Изменениям оказались подвержены и принципы отбора материала для дневниковой записи. Бедность материалов новопетровского дневника, где событием было приобретение чайника, вдруг сменяется таким обилием событий, картин и образов, что автору приходится избирательно подходить к интереснейшим фактам. На первых порах его художественное сознание и селективный механизм памяти, основанный на десятилетнем стереотипе, с трудом перерабатывает многообразную информацию. Записи становятся короче, несмотря на многократное увеличение того, о чем можно было бы рассказать. По инерции Шевченко пытается применить к новой ситуации прежние методы работы с материалом, отчего записи приобретают фрагментарный характер, в отличие от эпически обстоятельного письма раннего периода. Создается впечатление, что поэт постоянно куда-то торопится и ему не хватает времени на полноценную запись. Импульсивность стиля выражается в частом и ранее не имевшем места использовании определенно-личных предложений в начале текста: «Сегодня написал <…> письмо графу Ф.П. Толстому»; «Начал портрет М. Варенцовой»; «Получил письма от моего милого Бронислава <…>» и т. п.
Приспособление к новым жизненным условиям диктует необходимость поисков нового метода ведения дневника. Оттесняя воспоминания, планы и сны на периферию повествования, Шевченко насыщает свой журнал стихами, которые по принципу замены начинают выполнять функцию лирического начала. Этим усиливается эмоционально-выразительная стихия дневника.
Все перечисленные методологические изменения свидетельствуют об интенсивных творческих поисках поэта. Тем не менее проблема отбора материала остается нерешенной до конца.

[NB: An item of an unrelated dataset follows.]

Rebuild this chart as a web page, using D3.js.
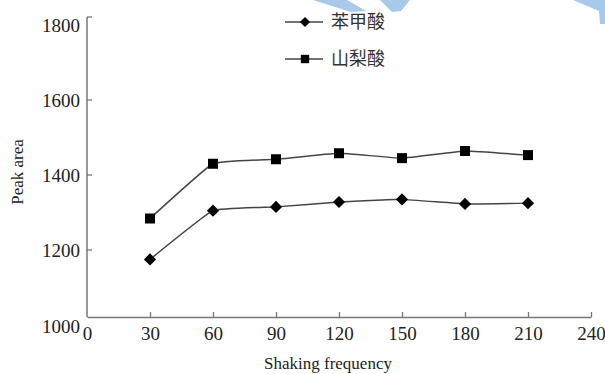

Оригинально выглядит окончание дневника: он завершается стихотворением «Сон». На первый взгляд, между началом и концом наблюдается определенная асимметрия: проза – поэзия, напряженно ожидание – разрядка. Но если вдуматься в смысл поэтического финала, то, наоборот, откроется кольцеобразная композиция дневника. В стихотворении крепостная крестьянка видит во сне своего младенца свободным и счастливым. Но сон проходит – и перед ней ее младенец, как и она, пребывающий в рабстве. И лишь надеждой кобзарь ободряет молодую мать. Дневник начат мыслями о воле, ими он и завершается.